From the last paragraph:
"We don’t have solid proof, but it strongly suggests that X is secretly shadow banning İmamoğlu. I don’t think Elon Musk will change this, but I’m writing this article to show the political power he holds."
Also, most of the accounts tweets only have around 200k impressions, which is much lower than what the old x account(which was banned by the government) used to get.
Also another point, erdogans government is so intolerant of seeing the presidential candidate is that they've literally took down banners and posters that mention anything about him. It is "illegal" to have a banner ad that has the text "Ekrem İmamoğlu" or a photo showing İmamoğlu. Do you really think a government that goes to such extremes won't try and persuade Twitter to shadowban the presidential candidate's x account?

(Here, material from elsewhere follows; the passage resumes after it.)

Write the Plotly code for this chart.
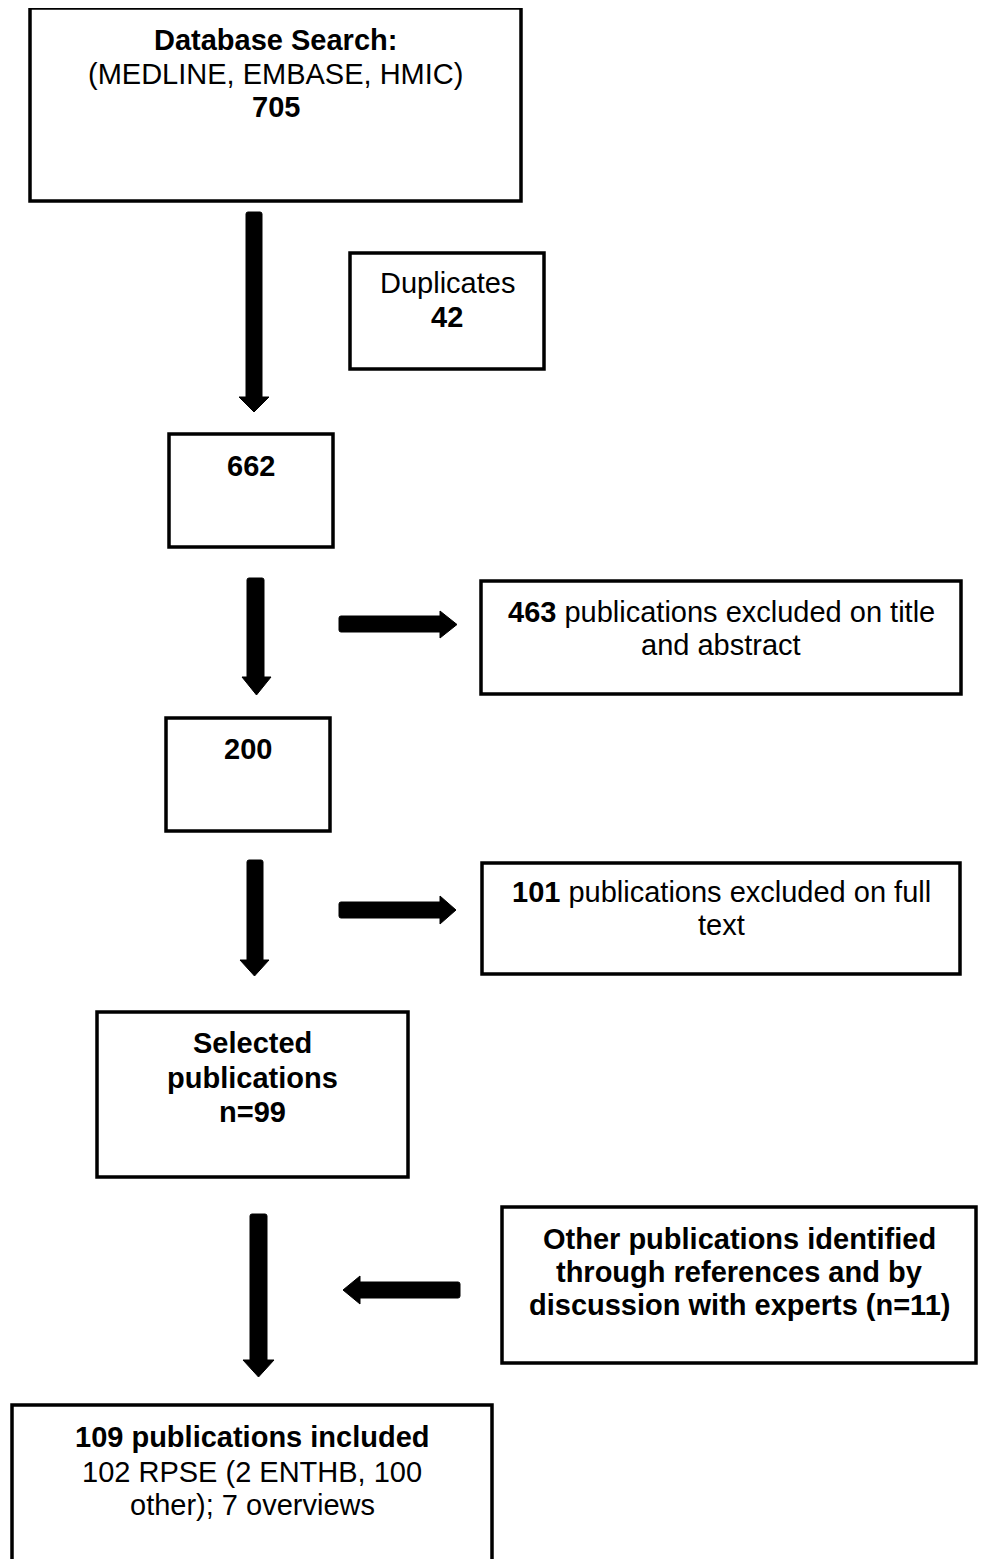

There can be an element of force to how they win but it is not the whole picture.
Have to accept that there are a lot of people with reasons to support these politicians
However, Twitter wasn't instrumental in getting Erdogan elected in 2003.
TV/Radio has been his thing:
https://www.bbc.com/news/world-europe-13746679
https://www.theguardian.com/world/2016/sep/30/turkey-closes-...
Internet companies (like all companies) can and indeed must choose how they behave. "We follow all laws inside each country" is one such choice, but it's not a special privileged choice that absolves the company of criticism for its behavior.
They took a pretty good stab at it in 1948: https://www.un.org/en/about-us/universal-declaration-of-huma...
;)
To be honest, you could restrict your compliance to only the laws of the country you're based in. American companies follow American laws, etc. Then move your company to where you most agree with the laws.
If you don't like X (understandable) then it's much better to not visit it voluntarily than by a top-down block
Social media companies aren't gonna take a foreign government to court to arbitrate requests in order to protect a citizen since the law is always on the side of the government as they're the ones making it and enforcing it.
The EU and EU members also tell X to ban certain political topics they dislike under various pretexts, and X always complies without question. Like I was sending a friend from Germany a clip on X of Ukrainian recruiters kidnapping a guy off the street and throwing him in a van but surprise, my friend couldn't watch it as the video was banned in Germany but not in my EU country. What German law was it breaking? I don't know, it didn't say, but it doesn't really matter since any government makes up the speech rules as they go and uses selective enforcement on the basis of "for my friends anything, for my enemies the law" so every government practices its own version of domestic censorship in order to maintain its power.
I like how Elon is so eager to bend his knee to censor requests from authoritarian "friend" governments like India and Turkey
but when the request comes from a supposedly "left-leaning" judiciary like Brazil to suspend accounts that were posting misinformation, suddenly he stands on his principles and defy the orders.